Or maybe, perhaps in the age of prestige TV, the wrong people watched it. Most of these viewers were casual watchers who enjoyed tuning in for one episode here and there. The show began and ended with its time slot, with little discussion being furthered in the greater television community.

Which is a shame because Person of Interest (POI) demands to be talked about.

Person of Interest - Pilot

Person of Interest/CBS                                        And watched.

It’s a layered and intelligent series with an eerie relevance to our times. I desperately wanted people to know that, so I hopped from friend to friend to that random guy at the bar, hoping to convince someone to give it a chance.

I’d explain the show as concisely as I could. “After 9/11, a billionaire genius named Finch built a supercomputer called “The Machine” to spy on everyone and predict terrorist attacks, but since it also predicts smaller “irrelevant” crimes as well, Finch hires an ex CIA operative named Reese to help him act on the crimes The Machine predicts and stops them before they happen. They save a different person each episode that the government deems irrelevant.”

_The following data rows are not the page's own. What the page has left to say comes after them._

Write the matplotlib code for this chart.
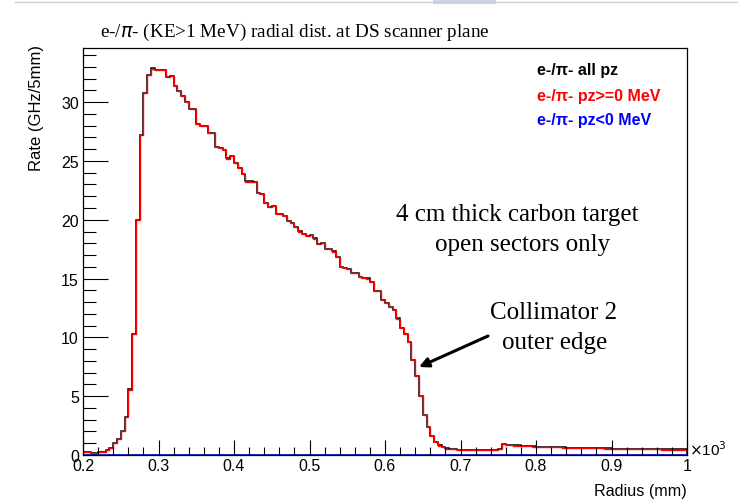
import numpy as np
import matplotlib.pyplot as plt
from matplotlib.lines import Line2D
from matplotlib.patches import Rectangle

plt.rcParams["font.family"] = ["Liberation Sans", "DejaVu Sans"]

# radius bins, 5 mm wide, in units of 10^3 mm
edges = np.round(np.arange(0.2, 1.0 + 1e-9, 0.005), 4)

# e-/pi- rate, pz >= 0 (GHz / 5mm)
rate_pos = [
    0.22, 0.22, 0.2, 0.2, 0.22, 0.25, 0.45, 0.59, 1.02, 1.38,
    2.06, 3.22, 5.56, 10.3, 20.0, 27.2, 30.8, 32.3, 32.85, 32.7,
    32.7, 32.7, 32.1, 32.2, 31.4, 30.96, 30.5, 29.97, 29.4, 29.4,
    28.1, 27.95, 28.0, 27.35, 27.35, 26.2, 26.1, 25.9, 25.2, 25.4,
    24.8, 24.4, 23.9, 23.25, 23.25, 23.2, 22.3, 22.2, 21.4, 21.1,
    21.2, 20.5, 20.5, 20.3, 19.9, 19.7, 19.4, 19.0, 18.8, 18.6,
    18.7, 18.4, 17.97, 18.05, 17.5, 17.5, 17.3, 16.8, 16.0, 15.9,
    15.8, 15.5, 15.45, 15.1, 15.05, 15.0, 14.7, 13.9, 13.9, 13.2,
    12.9, 12.6, 12.3, 11.6, 10.8, 10.3, 9.6, 8.1, 6.7, 5.0,
    3.4, 2.4, 1.6, 1.1, 0.8, 0.65, 0.55, 0.5, 0.5, 0.45,
    0.45, 0.42, 0.42, 0.4, 0.4, 0.42, 0.42, 0.45, 0.45, 0.45,
    0.5, 0.9, 0.85, 0.85, 0.8, 0.8, 0.78, 0.75, 0.75, 0.72,
    0.7, 0.7, 0.68, 0.68, 0.66, 0.65, 0.65, 0.63, 0.62, 0.62,
    0.6, 0.6, 0.6, 0.58, 0.58, 0.57, 0.56, 0.56, 0.55, 0.55,
    0.54, 0.53, 0.53, 0.52, 0.52, 0.5, 0.5, 0.5, 0.49, 0.48,
    0.48, 0.47, 0.47, 0.46, 0.46, 0.45, 0.45, 0.45, 0.44, 0.44,
]
# e-/pi- rate, pz < 0 (tiny)
rate_neg = [0.01] * 150 + [0.03] * 10
rate_all = list(np.array(rate_pos) + np.array(rate_neg))

title = r"e-/$\pi$- (KE>1 MeV) radial dist. at DS scanner plane"
legend_labels = ["e-/\u03c0- all pz", "e-/\u03c0- pz>=0 MeV", "e-/\u03c0- pz<0 MeV"]
legend_colors = ["black", "red", "blue"]
xticks = [0.2, 0.3, 0.4, 0.5, 0.6, 0.7, 0.8, 0.9, 1.0]
xticklabels = ["0.2", "0.3", "0.4", "0.5", "0.6", "0.7", "0.8", "0.9", "1"]
yticks = [0, 5, 10, 15, 20, 25, 30]

fig = plt.figure(figsize=(7.38, 5.02), dpi=100)
ax = fig.add_axes([83 / 738, 1 - 456 / 502, (687 - 83) / 738, (456 - 49) / 502])

ax.stairs(rate_all, edges, color="black", lw=1.1)
ax.stairs(rate_pos, edges, color="red", lw=1.0)
ax.stairs(rate_neg, edges, color="#0000cc", lw=1.2)

ax.set_xlim(0.2, 1.0)
ax.set_ylim(0, 34.6)
ax.set_xticks(xticks)
ax.set_xticklabels(xticklabels, fontsize=11.5)
ax.set_xticks(np.arange(0.2, 1.0 + 1e-9, 0.02), minor=True)
ax.set_yticks(yticks)
ax.set_yticklabels([str(v) for v in yticks], fontsize=11.5)
ax.set_yticks(np.arange(0, 34.6, 1), minor=True)
ax.tick_params(axis="both", which="both", direction="in", top=False, right=False)
ax.tick_params(axis="x", which="major", length=11, width=0.8, pad=2)
ax.tick_params(axis="x", which="minor", length=6, width=0.8)
ax.tick_params(axis="y", which="major", length=18, width=0.8, pad=3)
ax.tick_params(axis="y", which="minor", length=9, width=0.8)
for s in ax.spines.values():
    s.set_linewidth(0.9)

fig.text(295 / 738, 1 - 32 / 502, title, family="Liberation Serif", fontsize=13.8,
         ha="center", va="center")
fig.text(687 / 738, 1 - 492 / 502, "Radius (mm)", fontsize=11.6, ha="right", va="center")
fig.text(37 / 738, 1 - 45 / 502, "Rate (GHz/5mm)", fontsize=12, rotation=90,
         ha="center", va="top")
fig.text(689 / 738, 1 - 450 / 502, r"$\times$10$^3$", fontsize=11, ha="left", va="center")

for i, (lab, col) in enumerate(zip(legend_labels, legend_colors)):
    fig.text(537 / 738, 1 - (71 + 25 * i) / 502, lab, color=col, fontsize=11.5,
             fontweight="bold", ha="left", va="center")

serif = dict(family="Liberation Serif", fontsize=18, ha="center", va="center")
fig.text(517 / 738, 1 - 215 / 502, "4 cm thick carbon target", **serif)
fig.text(523 / 738, 1 - 245 / 502, "open sectors only", **serif)
fig.text(554 / 738, 1 - 313 / 502, "Collimator 2", **serif)
fig.text(555 / 738, 1 - 343 / 502, "outer edge", **serif)
ax.annotate("", xy=(419 / 738, 1 - 368 / 502), xytext=(488 / 738, 1 - 337 / 502),
            xycoords="figure fraction", textcoords="figure fraction",
            arrowprops=dict(arrowstyle="-|>", color="black", lw=2.2,
                            mutation_scale=14, shrinkA=0, shrinkB=0))

# screenshot edge bits
fig.add_artist(Line2D([15 / 738, 1], [1 - 3 / 502, 1 - 3 / 502], color="#cccccc", lw=1))
fig.add_artist(Rectangle((433 / 738, 1 - 5 / 502), 63 / 738, 5 / 502,
                         color="#c9d7ea", lw=0))

fig.savefig("out.png", dpi=100)
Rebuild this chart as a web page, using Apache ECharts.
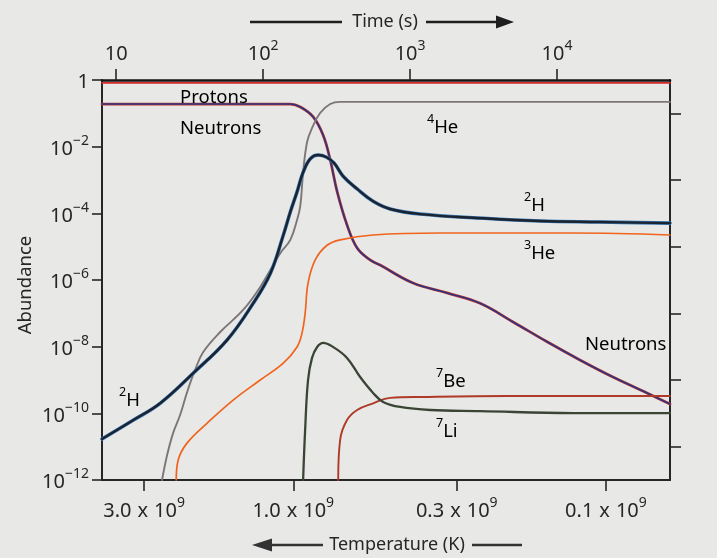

“Oh,” that guy at the bar said, “It’s a…procedural.”

Yes. POI can accurately be described as a crime procedural. It can also accurately be described as one of the best science-fiction shows in recent memory, I just hadn’t gotten to that part yet.

“But then, near the end of season two, you start to learn more about The Machine, and there is this psychopath named Root who is on a mission to set The Machine free from Finch’s control. And then ANOTHER machine, Samaritan, gets made, and the two supercomputers go to war with each other.”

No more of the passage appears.